[Rows from a dataset of charts and code]
** Begin **

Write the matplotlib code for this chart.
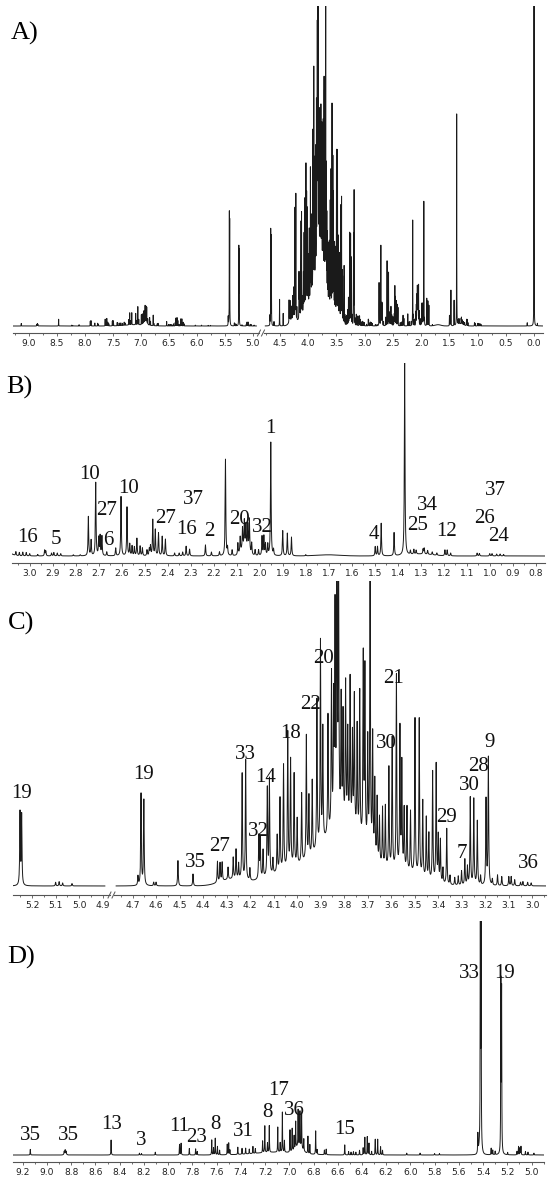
import numpy as np
import matplotlib
matplotlib.use("Agg")
import matplotlib.pyplot as plt
from matplotlib.lines import Line2D
from matplotlib.ticker import MultipleLocator, FuncFormatter

W, H = 550, 1180

# ---- panel B: aliphatic region (ppm, relative intensity) ----
b_ppm = [3.10, 3.06, 3.045, 3.03, 3.015, 3.0, 2.965, 2.935, 2.93, 2.905, 2.895, 2.88,
         2.865, 2.81, 2.78, 2.745, 2.733, 2.713, 2.70, 2.694, 2.686, 2.665, 2.626,
         2.603, 2.577, 2.565, 2.555, 2.545, 2.534, 2.52, 2.51, 2.49, 2.48, 2.475,
         2.465, 2.454, 2.44, 2.424, 2.41, 2.37, 2.35, 2.335, 2.32, 2.305, 2.236,
         2.21, 2.175, 2.149, 2.14, 2.12, 2.095, 2.085, 2.075, 2.067, 2.06, 2.052,
         2.045, 2.035, 2.02, 2.005, 1.99, 1.982, 1.975, 1.965, 1.952, 1.94, 1.90,
         1.88, 1.862, 1.80, 1.498, 1.488, 1.472, 1.416, 1.37, 1.345, 1.33, 1.32,
         1.29, 1.285, 1.27, 1.25, 1.23, 1.195, 1.185, 1.17, 1.055, 1.045, 1.0,
         0.99, 0.97, 0.955, 0.94]
b_int = [0.035, 0.02, 0.018, 0.02, 0.018, 0.012, 0.008, 0.03, 0.025, 0.015, 0.018, 0.015,
         0.012, 0.006, 0.006, 0.203, 0.08, 0.379, 0.09, 0.1, 0.1, 0.02, 0.04,
         0.307, 0.252, 0.06, 0.05, 0.045, 0.09, 0.05, 0.04, 0.03, 0.035, 0.05,
         0.186, 0.134, 0.117, 0.1, 0.086, 0.015, 0.015, 0.02, 0.05, 0.035, 0.057,
         0.02, 0.02, 0.5, 0.04, 0.03, 0.06, 0.08, 0.11, 0.14, 0.12, 0.13,
         0.17, 0.06, 0.03, 0.03, 0.1, 0.1, 0.06, 0.057, 0.588, 0.03, 0.13,
         0.117, 0.097, 0.006, 0.048, 0.048, 0.169, 0.12, 1.0, 0.02, 0.025, 0.02,
         0.025, 0.03, 0.02, 0.015, 0.012, 0.03, 0.03, 0.015, 0.015, 0.013, 0.012,
         0.012, 0.01, 0.01, 0.008]
b_humps = [(2.065, 0.04, 0.015), (3.10, 0.02, 0.02), (1.30, 0.01, 0.05), (1.70, 0.006, 0.05)]
b_lab_txt = ["16", "5", "10", "27", "6", "10", "27", "37", "16", "2", "20", "32", "1",
             "4", "25", "34", "12", "37", "26", "24"]
b_lab_ppm = [3.011, 2.885, 2.74, 2.667, 2.66, 2.569, 2.409, 2.29, 2.32, 2.221, 2.09, 1.99,
             1.953, 1.503, 1.315, 1.273, 1.186, 0.976, 1.024, 0.963]
b_lab_y = [0.097, 0.086, 0.424, 0.234, 0.079, 0.35, 0.195, 0.295, 0.138, 0.126, 0.191,
           0.147, 0.66, 0.109, 0.16, 0.264, 0.129, 0.341, 0.195, 0.1]

# ---- panel C: carbohydrate region ----
c_ppm = [5.252, 5.245, 5.10, 5.085, 5.07, 5.03, 4.677, 4.664, 4.652, 4.61, 4.60, 4.507,
         4.443, 4.339, 4.328, 4.319, 4.294, 4.272, 4.26, 4.249, 4.234, 4.219, 4.201,
         4.163, 4.157, 4.145, 4.127, 4.118, 4.103, 4.085, 4.073, 4.058, 4.040, 4.028,
         4.013, 4.0, 3.981, 3.961, 3.95, 3.936, 3.916, 3.901, 3.891, 3.869, 3.854,
         3.845, 3.839, 3.831, 3.824, 3.813, 3.805, 3.794, 3.785, 3.775, 3.765, 3.757,
         3.745, 3.734, 3.719, 3.712, 3.70, 3.69, 3.679, 3.67, 3.66, 3.65, 3.637,
         3.625, 3.61, 3.596, 3.578, 3.563, 3.555, 3.545, 3.533, 3.518, 3.499, 3.481,
         3.466, 3.451, 3.44, 3.424, 3.409, 3.40, 3.391, 3.38, 3.364, 3.35, 3.33,
         3.315, 3.301, 3.287, 3.276, 3.264, 3.249, 3.234, 3.22, 3.197, 3.187, 3.17,
         3.148, 3.13, 3.10, 3.09, 3.075, 3.05, 3.04, 3.02, 3.005]
c_int = [0.238, 0.229, 0.012, 0.014, 0.01, 0.008, 0.03, 0.30, 0.28, 0.012, 0.012, 0.083,
         0.039, 0.069, 0.061, 0.061, 0.04, 0.07, 0.096, 0.05, 0.347, 0.393, 0.04,
         0.14, 0.13, 0.09, 0.287, 0.314, 0.05, 0.12, 0.238, 0.342, 0.443, 0.35,
         0.30, 0.15, 0.227, 0.407, 0.2, 0.243, 0.489, 0.666, 0.369, 0.39, 0.505,
         0.4, 0.686, 1.0, 0.85, 0.4, 0.35, 0.456, 0.3, 0.478, 0.3, 0.434,
         0.35, 0.473, 0.604, 0.566, 0.35, 0.99, 0.39, 0.25, 0.205, 0.15, 0.19,
         0.2, 0.33, 0.429, 0.636, 0.462, 0.347, 0.2, 0.21, 0.2, 0.51, 0.514,
         0.249, 0.2, 0.15, 0.358, 0.385, 0.15, 0.14, 0.05, 0.183, 0.03, 0.025,
         0.03, 0.047, 0.085, 0.06, 0.287, 0.282, 0.21, 0.03, 0.28, 0.418, 0.02,
         0.035, 0.03, 0.03, 0.03, 0.02, 0.012, 0.014, 0.012, 0.01]
c_humps = [(3.80, 0.19, 0.09), (4.02, 0.05, 0.10), (3.55, 0.04, 0.08), (4.28, 0.02, 0.05)]
c_lab_txt = ["19", "19", "35", "27", "33", "14", "32", "18", "22", "20", "21", "30",
             "29", "7", "30", "28", "9", "36"]
c_lab_ppm = [5.245, 4.652, 4.431, 4.331, 4.219, 4.133, 4.167, 4.028, 3.942, 3.888, 3.59,
             3.619, 3.366, 3.301, 3.267, 3.23, 3.182, 3.018]
c_lab_y = [0.303, 0.367, 0.076, 0.129, 0.431, 0.356, 0.178, 0.5, 0.596, 0.746, 0.68,
           0.467, 0.224, 0.107, 0.331, 0.391, 0.469, 0.074]

# ---- panel D: aromatic / anomeric region ----
d_ppm = [9.138, 8.858, 8.850, 8.842, 8.471, 8.237, 8.22, 8.106, 7.906, 7.893, 7.825,
         7.773, 7.76, 7.64, 7.625, 7.611, 7.593, 7.575, 7.512, 7.50, 7.49, 7.425,
         7.39, 7.36, 7.33, 7.30, 7.28, 7.22, 7.202, 7.18, 7.165, 7.095, 7.075, 7.057,
         7.04, 6.994, 6.976, 6.96, 6.947, 6.927, 6.912, 6.898, 6.88, 6.846, 6.83,
         6.782, 6.77, 6.71, 6.695, 6.542, 6.51, 6.49, 6.47, 6.45, 6.42, 6.39, 6.376,
         6.356, 6.342, 6.32, 6.29, 6.27, 6.246, 6.23, 6.03, 5.92, 5.80, 5.76, 5.443,
         5.4225, 5.4165, 5.333, 5.32, 5.30, 5.253, 5.247, 5.197, 5.12, 5.107, 5.095,
         5.087, 5.05, 5.029, 4.98]
d_int = [0.024, 0.012, 0.016, 0.012, 0.064, 0.008, 0.006, 0.012, 0.045, 0.05, 0.028,
         0.026, 0.015, 0.064, 0.03, 0.071, 0.036, 0.02, 0.045, 0.05, 0.02, 0.031,
         0.025, 0.025, 0.02, 0.03, 0.02, 0.05, 0.114, 0.04, 0.114, 0.107, 0.04, 0.171,
         0.05, 0.095, 0.098, 0.06, 0.114, 0.156, 0.149, 0.147, 0.05, 0.074, 0.04,
         0.1, 0.02, 0.02, 0.024, 0.043, 0.015, 0.012, 0.014, 0.012, 0.02, 0.03, 0.075,
         0.078, 0.05, 0.015, 0.067, 0.067, 0.035, 0.02, 0.008, 0.008, 0.006, 0.006, 0.078,
         1.0, 0.93, 0.028, 0.02, 0.015, 0.72, 0.685, 0.01, 0.015, 0.036, 0.03,
         0.036, 0.015, 0.012, 0.008]
d_humps = [(6.92, 0.03, 0.03), (5.425, 0.03, 0.012), (7.10, 0.012, 0.18), (8.85, 0.006, 0.01)]
d_lab_txt = ["35", "35", "13", "3", "11", "23", "8", "31", "8", "17", "36", "15", "33", "19"]
d_lab_ppm = [9.135, 8.825, 8.469, 8.225, 7.912, 7.767, 7.608, 7.382, 7.182, 7.086, 6.962,
             6.544, 5.513, 5.226]
d_lab_y = [0.085, 0.085, 0.131, 0.064, 0.121, 0.074, 0.131, 0.1, 0.182, 0.275, 0.192,
           0.11, 0.775, 0.775]

# ---- panel A: full spectrum, built from the same signals ----
a_scale_b = 0.66   # aliphatic part relative to full-scale
a_scale_d = 0.33   # aromatic part relative to full-scale
a_extra_ppm = [0.12, 0.0, -0.06]
a_extra_int = [0.01, 1.0, 0.008]

HWHM = 0.0016
SERIF = ["Liberation Serif", "DejaVu Serif"]


def spectrum(x, ppm, inten, humps=(), scale=1.0, keep=None):
    y = np.zeros_like(x)
    for p, h in zip(ppm, inten):
        if keep is not None and not keep(p):
            continue
        y += scale * h * HWHM**2 / ((x - p)**2 + HWHM**2)
    for c, h, s in humps:
        if keep is not None and not keep(c):
            continue
        y += scale * h * np.exp(-0.5 * ((x - c) / s)**2)
    return y


def grid(lo, hi, ppm_lists, step=0.0003):
    x = np.arange(lo, hi, step)
    extra = np.concatenate([np.asarray(p, float) for p in ppm_lists])
    extra = extra[(extra > lo) & (extra < hi)]
    return np.union1d(x, extra)


def add_axes(fig, x0, x1, y_axis, y_base, y_top, xlim, major, minor):
    ax = fig.add_axes([x0 / W, 1 - y_axis / H, (x1 - x0) / W, (y_axis - y_top) / H])
    ax.set_xlim(*xlim)
    ax.set_ylim(-(y_axis - y_base) / (y_base - y_top), 1.0)
    for s in ("left", "right", "top"):
        ax.spines[s].set_visible(False)
    ax.spines["bottom"].set_color("#555555")
    ax.spines["bottom"].set_linewidth(0.8)
    ax.set_yticks([])
    ax.xaxis.set_major_locator(MultipleLocator(major))
    ax.xaxis.set_minor_locator(MultipleLocator(minor))
    ax.xaxis.set_major_formatter(FuncFormatter(lambda v, p: f"{abs(v) if abs(v) < 1e-9 else v:.1f}"))
    ax.tick_params(axis="x", which="major", length=2.2, width=0.6, color="#555555",
                   pad=2.0, labelsize=6.6, labelcolor="#222222")
    ax.tick_params(axis="x", which="minor", length=1.4, width=0.6, color="#555555")
    for lab in ax.get_xticklabels():
        lab.set_family("DejaVu Sans")
    ax.patch.set_alpha(0)
    return ax


def break_mark(fig, x, y):
    for dx in (-2.5, 1.5):
        fig.add_artist(Line2D([(x + dx - 1.5) / W, (x + dx + 1.5) / W],
                              [1 - (y + 3) / H, 1 - (y - 3) / H],
                              color="#555555", lw=0.7))


def label(ax, txt, ppm, yv):
    ax.text(ppm, yv, txt, ha="center", va="center", fontsize=15, family=SERIF,
            color="#111111", clip_on=False)


LINE = dict(color="#1a1a1a", lw=0.7)

fig = plt.figure(figsize=(W / 100, H / 100), dpi=100)

# ---- A ----
in_b = lambda p: p < 2.98
in_c = lambda p: 2.98 <= p < 4.88
in_d = lambda p: p >= 4.88
all_ppm = [b_ppm, c_ppm, d_ppm, a_extra_ppm]


def full(x):
    return (spectrum(x, b_ppm, b_int, b_humps, a_scale_b, in_b)
            + spectrum(x, c_ppm, c_int, c_humps, 1.0, in_c)
            + spectrum(x, d_ppm, d_int, d_humps, a_scale_d, in_d)
            + spectrum(x, a_extra_ppm, a_extra_int))


axA1 = add_axes(fig, 13, 259, 333, 326, 6, (9.286, 4.893), 0.5, 0.25)
axA2 = add_axes(fig, 264, 543, 333, 326, 6, (4.783, -0.159), 0.5, 0.25)
x = grid(4.94, 9.29, all_ppm)
axA1.plot(x, full(x), **LINE)
x = grid(-0.15, 4.76, all_ppm)
axA2.plot(x, full(x), **LINE)
break_mark(fig, 261.5, 333)
fig.text(25 / W, 1 - 33 / H, "A)", fontsize=19, family=SERIF, ha="center", va="center")

# ---- B ----
axB = add_axes(fig, 12, 545, 563, 556, 363, (3.077, 0.76), 0.1, 0.05)
x = grid(0.76, 3.077, [b_ppm])
axB.plot(x, spectrum(x, b_ppm, b_int, b_humps), **LINE)
for t, p, yv in zip(b_lab_txt, b_lab_ppm, b_lab_y):
    label(axB, t, p, yv)
fig.text(19 / W, 1 - 387 / H, "B)", fontsize=19, family=SERIF, ha="center", va="center")

# ---- C ----
axC1 = add_axes(fig, 13, 110, 895, 886, 581, (5.282, 4.868), 0.1, 0.05)
axC2 = add_axes(fig, 114, 546, 895, 886, 581, (4.779, 2.942), 0.1, 0.05)
x = grid(4.89, 5.282, [c_ppm])
axC1.plot(x, spectrum(x, c_ppm, c_int, c_humps), **LINE)
x = grid(2.942, 4.77, [c_ppm])
axC2.plot(x, spectrum(x, c_ppm, c_int, c_humps), **LINE)
for t, p, yv in zip(c_lab_txt, c_lab_ppm, c_lab_y):
    label(axC1 if p > 4.85 else axC2, t, p, yv)
break_mark(fig, 112, 895)
fig.text(21 / W, 1 - 623 / H, "C)", fontsize=19, family=SERIF, ha="center", va="center")

# ---- D ----
axD = add_axes(fig, 13, 544, 1162, 1155, 921, (9.281, 4.897), 0.2, 0.1)
x = grid(4.897, 9.281, [d_ppm])
axD.plot(x, spectrum(x, d_ppm, d_int, d_humps), **LINE)
for t, p, yv in zip(d_lab_txt, d_lab_ppm, d_lab_y):
    label(axD, t, p, yv)
fig.text(21 / W, 1 - 957 / H, "D)", fontsize=19, family=SERIF, ha="center", va="center")

fig.savefig("out.png", dpi=100)
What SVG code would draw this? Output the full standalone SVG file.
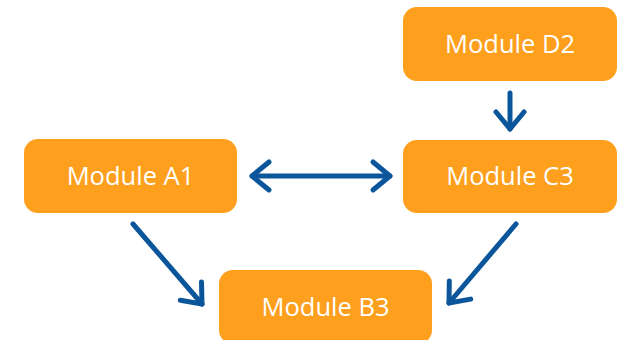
<svg xmlns="http://www.w3.org/2000/svg" width="618" height="340" viewBox="0 0 618 340">
<style>
.box{fill:#FE9F1E}
.lbl{font-family:"Open Sans","DejaVu Sans",sans-serif;font-size:25.5px;font-weight:500;fill:#FFFFFF;text-anchor:middle}
.edge{fill:none;stroke:#0B569B;stroke-width:5;stroke-linecap:round;stroke-linejoin:round}
</style>
<defs>
<marker id="chev" viewBox="-22 -18 26 36" markerWidth="26" markerHeight="36" refX="0" refY="0" orient="auto-start-reverse" markerUnits="userSpaceOnUse">
<path d="M-17,-14 L0,0 L-17,14" fill="none" stroke="#0B569B" stroke-width="5" stroke-linecap="round" stroke-linejoin="round"/>
</marker>
</defs>
<rect width="618" height="340" fill="#FFFFFF"/>
<g id="connectors">
<path class="edge" d="M252,176 L390,176" marker-start="url(#chev)" marker-end="url(#chev)"/>
<path class="edge" d="M510,93 L510,129" marker-end="url(#chev)"/>
<path class="edge" d="M133,224 L202,304" marker-end="url(#chev)"/>
<path class="edge" d="M516,224 L449,303" marker-end="url(#chev)"/>
</g>
<g id="node-d2">
<rect class="box" x="403" y="7" width="214" height="74" rx="14"/>
<text class="lbl" x="510" y="53">Module D2</text>
</g>
<g id="node-a1">
<rect class="box" x="24" y="139" width="213" height="74" rx="14"/>
<text class="lbl" x="130.5" y="185">Module A1</text>
</g>
<g id="node-c3">
<rect class="box" x="403" y="140" width="214" height="73" rx="14"/>
<text class="lbl" x="510" y="185">Module C3</text>
</g>
<g id="node-b3">
<rect class="box" x="219" y="270" width="213" height="74" rx="14"/>
<text class="lbl" x="325.5" y="316">Module B3</text>
</g>
</svg>
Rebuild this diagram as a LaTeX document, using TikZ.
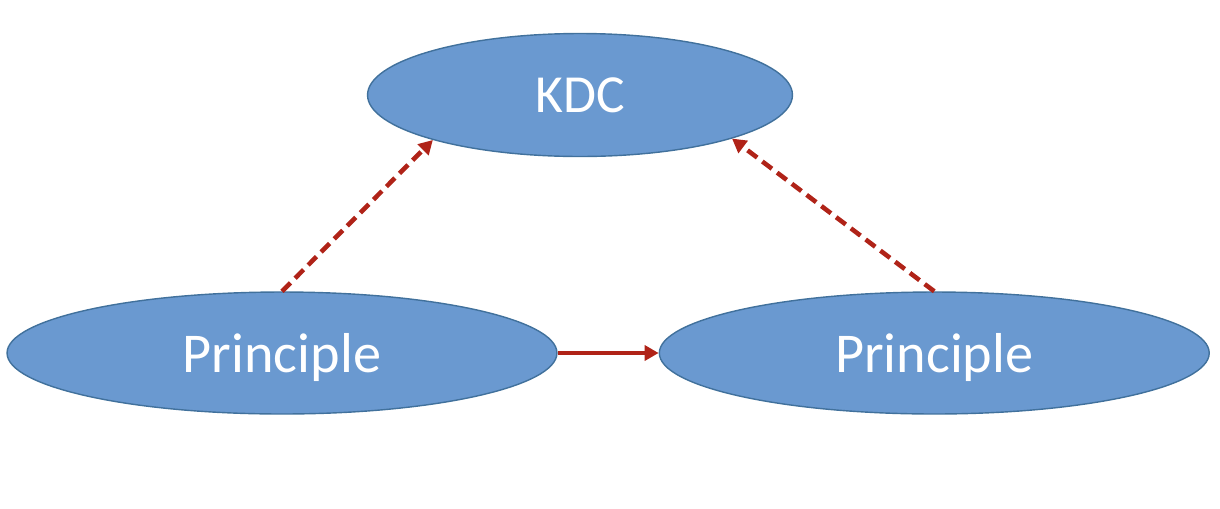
\documentclass[tikz,border=0pt]{standalone}
\usepackage{fontspec}
\setmainfont{Carlito}
\usepackage{tikz}
\usetikzlibrary{shapes.geometric, arrows.meta, positioning}
\definecolor{ovalblue}{RGB}{106, 153, 208}
\definecolor{edgeblue}{RGB}{65, 113, 156}
\definecolor{arrowred}{RGB}{176, 35, 24}

\begin{document}
\begin{tikzpicture}[
    x=0.02cm, y=-0.02cm,
    oval/.style={ellipse, draw=edgeblue, line width=0.8pt, fill=ovalblue,
                 inner sep=0pt, text=white, text centered},
    arrow/.style={-{Triangle[length=0.28cm, width=0.3cm]}, line width=2.8pt, arrowred},
    dasharrow/.style={arrow, line width=2.6pt, dash pattern=on 0.24cm off 0.13cm}
]
    \useasboundingbox (0,0) rectangle (1220,508);

    % KDC
    \node[oval, minimum width=8.5cm, minimum height=2.46cm,
          font=\fontsize{30.5}{36}\selectfont] (kdc) at (580,95) {KDC};

    % Principles
    \node[oval, minimum width=11cm, minimum height=2.44cm, text depth=0pt,
          font=\fontsize{32}{38}\selectfont] (left) at (282,353) {Principle};
    \node[oval, minimum width=11cm, minimum height=2.44cm, text depth=0pt,
          font=\fontsize{32}{38}\selectfont, right=2.02cm of left] (right) {Principle};

    % Connections
    \draw[dasharrow] (left.north) -- (kdc.197);
    \draw[dasharrow] (right.north) -- (kdc.344);
    \draw[arrow] (left) -- (right);

\end{tikzpicture}
\end{document}
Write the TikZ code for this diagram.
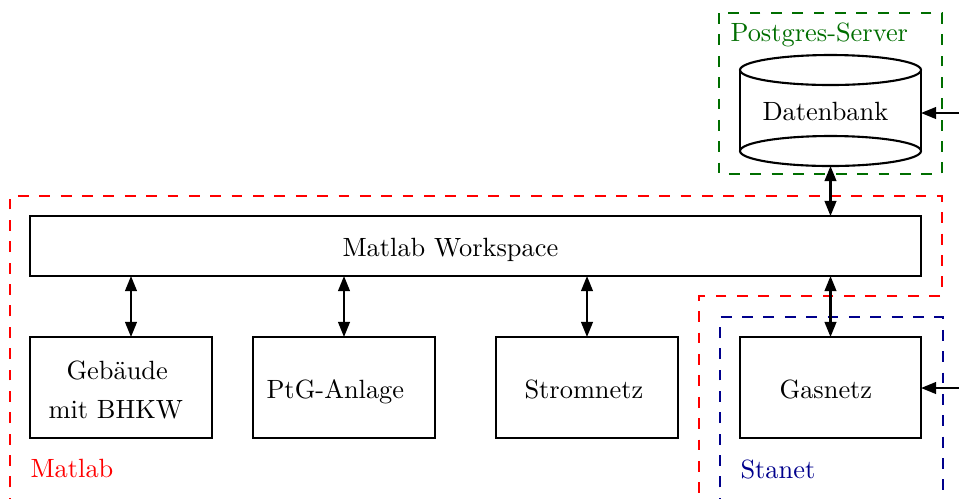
\documentclass[tikz,border=0pt]{standalone}
\usetikzlibrary{arrows.meta}
\definecolor{pgreen}{RGB}{0,110,0}
\definecolor{sblue}{RGB}{0,0,140}
\begin{document}
\def\pxu{0.379pt}
\begin{tikzpicture}[x=0.379pt,y=-0.379pt,
  box/.style={draw, thick, inner sep=0pt, outer sep=0pt},
  txt/.style={inner sep=0pt, anchor=base west},
  frame/.style={thick, dash pattern=on 4.1pt off 4pt},
  dbl/.style={thick, {Triangle[length=5.7pt,width=4.4pt]}-{Triangle[length=5.7pt,width=4.4pt]}},
  sgl/.style={thick, -{Triangle[length=5.7pt,width=4.4pt]}}]
\useasboundingbox (0,0) rectangle (959,498);

% frames
\draw[frame, red] (10,530) -- (10,196) -- (942,196) -- (942,296) -- (699,296) -- (699,530);
\draw[frame, sblue] (720,530) -- (720,317) -- (943,317) -- (943,530);
\draw[frame, pgreen] (719,13) rectangle (942,174);

% boxes
\node[box, minimum width=891*\pxu, minimum height=60*\pxu] (ws) at (475.5,246) {};
\node[box, minimum width=182*\pxu, minimum height=101*\pxu] (geb) at (121,387.5) {};
\node[box, minimum width=182*\pxu, minimum height=101*\pxu] (ptg) at (344,387.5) {};
\node[box, minimum width=182*\pxu, minimum height=101*\pxu] (strom) at (587,387.5) {};
\node[box, minimum width=181*\pxu, minimum height=101*\pxu] (gas) at (830.5,387.5) {};
\node[inner sep=0pt, outer sep=0pt, minimum width=181*\pxu, minimum height=111*\pxu] (db) at (830.5,110.5) {};

% cylinder
\draw[thick] (830.5,70) ellipse [x radius=90.5, y radius=15];
\draw[thick] (830.5,151) ellipse [x radius=90.5, y radius=15];
\draw[thick] (740,70) -- (740,151);
\draw[thick] (921,70) -- (921,151);

% texts
\node[txt] (tws) at (342,256) {Matlab Workspace};
\node[txt] (tgeb1) at (66,379) {Gebäude};
\node[txt] (tgeb2) at (48,418) {mit BHKW};
\node[txt] (tptg) at (266,398) {PtG-Anlage};
\node[txt] (tstrom) at (524,398) {Stromnetz};
\node[txt] (tgas) at (779,398) {Gasnetz};
\node[txt] (tdb) at (762,120) {Datenbank};
\node[txt, text=red] (lmat) at (30,477) {Matlab};
\node[txt, text=sblue] (lsta) at (740,478) {Stanet};
\node[txt, text=pgreen] (lpg) at (730,41) {Postgres-Server};

% connectors
\draw[dbl] (db.south) -- (db.south |- ws.north);
\draw[dbl] ([xshift=10*\pxu]geb.north) -- ([xshift=10*\pxu]geb.north |- ws.south);
\draw[dbl] (ptg.north) -- (ptg.north |- ws.south);
\draw[dbl] (strom.north) -- (strom.north |- ws.south);
\draw[dbl] (gas.north) -- (gas.north |- ws.south);
\coordinate (dbin) at (985,113);
\coordinate (gasin) at (985,388);
\draw[sgl] (dbin) -- (dbin -| db.east);
\draw[sgl] (gasin) -- (gasin -| gas.east);
\end{tikzpicture}
\end{document}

** End **

→ **Task directions**
Repeat only what lies between the start of the data and the end of the line containing "W, H = 550, 1180", exactly, with pictures left out.

→ **The reply**
Write the matplotlib code for this chart.
import numpy as np
import matplotlib
matplotlib.use("Agg")
import matplotlib.pyplot as plt
from matplotlib.lines import Line2D
from matplotlib.ticker import MultipleLocator, FuncFormatter

W, H = 550, 1180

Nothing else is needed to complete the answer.